Barry Cornett, managing director of agro-chemical maker Safapac, in Orton Southgate, said: “It won’t have any real impact on us as the company doesn’t really have any borrowings. Our customers are well funded and I doubt if it will have much of an impact on them either.
“I think the increase is actually a good indicator that the economy is going the right way.
“Interest rates of about two per cent is where they should be and anything else smacks of desperation. I think the economy is moving the right way.”
However John Bridge, chief executive of the Peterborough Chamber of Commerce, said: “We question whether this rise was necessary. It is not welcome.
“Following the EU referendum result, politicians have managed to create a fog of uncertainty.
“Business needs stability and encouragement to invest, It does not need any extra costs.”
The Yorkshire Building Society Group, which merged with the Norwich and Peterborough Building Society six years ago, announced it will add the full increase to all variable rate accounts for savers.
Borrowers on a Yorkshire, Chelsea or Norwich & Peterborough standard variable rate mortgage will see their rate increase by 0.25 per cent to 4.99 per cent.

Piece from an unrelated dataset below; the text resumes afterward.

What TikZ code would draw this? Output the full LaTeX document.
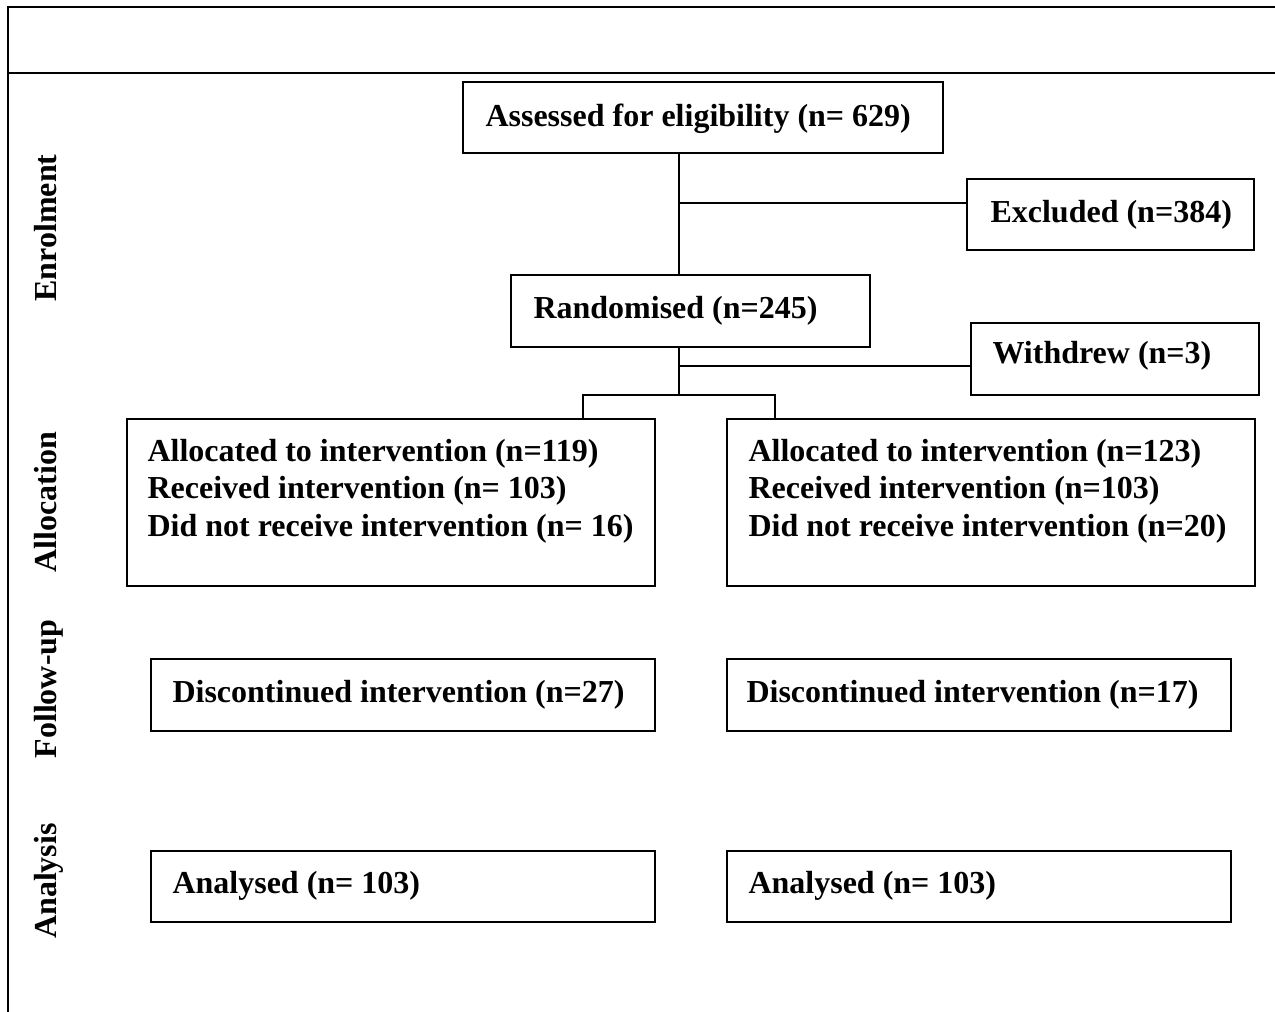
\documentclass[tikz,border=0pt]{standalone}
\usepackage{fontspec}
\setmainfont{Liberation Serif}
\usetikzlibrary{calc}
\begin{document}
\begin{tikzpicture}[x=0.375pt,y=-0.375pt,
  box/.style={draw,line width=0.75pt,outer sep=0pt,inner sep=0pt,anchor=north west},
  conn/.style={line width=0.75pt},
  txt/.style={anchor=base west,inner sep=0pt,font=\fontsize{12}{13.9}\selectfont\bfseries,align=left},
  side/.style={anchor=base,rotate=90,inner sep=0pt,font=\fontsize{12}{13.9}\selectfont\bfseries}]
\useasboundingbox (0,0) rectangle (1275,1012);
% frame
\draw[line width=0.9pt] (8,1012) -- (8,7) -- (1275,7);
\draw[line width=0.8pt] (8,73) -- (1275,73);
% boxes
\node[box,minimum width=480*0.375pt,minimum height=71*0.375pt] (assess) at (463,82) {};
\node[box,minimum width=287*0.375pt,minimum height=71*0.375pt] (excl) at (967,179) {};
\node[box,minimum width=359*0.375pt,minimum height=72*0.375pt] (rand) at (511,275) {};
\node[box,minimum width=288*0.375pt,minimum height=72*0.375pt] (withd) at (971,323) {};
\node[box,minimum width=528*0.375pt,minimum height=167*0.375pt] (allocL) at (127,419) {};
\node[box,minimum width=528*0.375pt,minimum height=167*0.375pt] (allocR) at (727,419) {};
\node[box,minimum width=504*0.375pt,minimum height=72*0.375pt] (fuL) at (151,659) {};
\node[box,minimum width=504*0.375pt,minimum height=72*0.375pt] (fuR) at (727,659) {};
\node[box,minimum width=504*0.375pt,minimum height=71*0.375pt] (anL) at (151,851) {};
\node[box,minimum width=504*0.375pt,minimum height=71*0.375pt] (anR) at (727,851) {};
% texts
\node[txt] (tassess) at (485,127) {Assessed for eligibility (n= 629)};
\node[txt] (texcl) at (990,223) {Excluded (n=384)};
\node[txt] (trand) at (533,319) {Randomised (n=245)};
\node[txt] (twithd) at (992,364) {Withdrew (n=3)};
\node[txt] (tallocL) at (147,536) {Allocated to intervention (n=119)\\Received intervention (n= 103)\\Did not receive intervention (n= 16)};
\node[txt] (tallocR) at (748,536) {Allocated to intervention (n=123)\\Received intervention (n=103)\\Did not receive intervention (n=20)};
\node[txt] (tfuL) at (172,702) {Discontinued intervention (n=27)};
\node[txt] (tfuR) at (746,702) {Discontinued intervention (n=17)};
\node[txt] (tanL) at (172,893) {Analysed (n= 103)};
\node[txt] (tanR) at (748,893) {Analysed (n= 103)};
% side labels
\node[side] (lenr) at (57,228) {Enrolment};
\node[side] (lall) at (57,502) {Allocation};
\node[side] (lfu) at (57,689) {Follow-up};
\node[side] (lan) at (57,881) {Analysis};
% connectors
\coordinate (trunk) at (679,0);
\coordinate (split) at (679,395);
\coordinate (exJ) at ($(excl.north west)+(0,24)$);
\coordinate (wdJ) at ($(withd.north west)+(0,43)$);
\coordinate (sL) at ($(allocL.north west)+(456,0)$);
\coordinate (sR) at ($(allocR.north west)+(48,0)$);
\draw[conn] (assess.south -| trunk) -- (rand.north -| trunk);
\draw[conn] (exJ) -- (exJ -| trunk);
\draw[conn] (rand.south -| split) -- (split);
\draw[conn] (wdJ) -- (wdJ -| trunk);
\draw[conn] (sL) -- (sL |- split) -- (sR |- split) -- (sR);
\end{tikzpicture}
\end{document}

Mike Regnier, chief executive at Yorkshire Building Society, said: “It has been a tough few years for savers, so we’re delighted to be able to pass on the full bank rate increase.
“With no external shareholders to satisfy we have protected savers as far as possible during the extended period of a record low bank rate, maintaining an average interest rate on our accounts which has been consistently higher than the market average.
“Our decision today to pass on the full increase to variable rate account holders reflects our mutual ethos of putting our members first.”
Rain Newton-Smith, chief economist at the CBI, said: “Businesses will be watching the reaction of consumers closely and what’s important is the pace of any future rises.
“As rates creep up, it’ll be important to keep an eye on the impact for those at the lower end of the income scale.
“While it’s the first rate rise in over a decade, it is only taking the rate back to the level seen in August 2016 and at 0.5 per cent it remains near rock bottom.”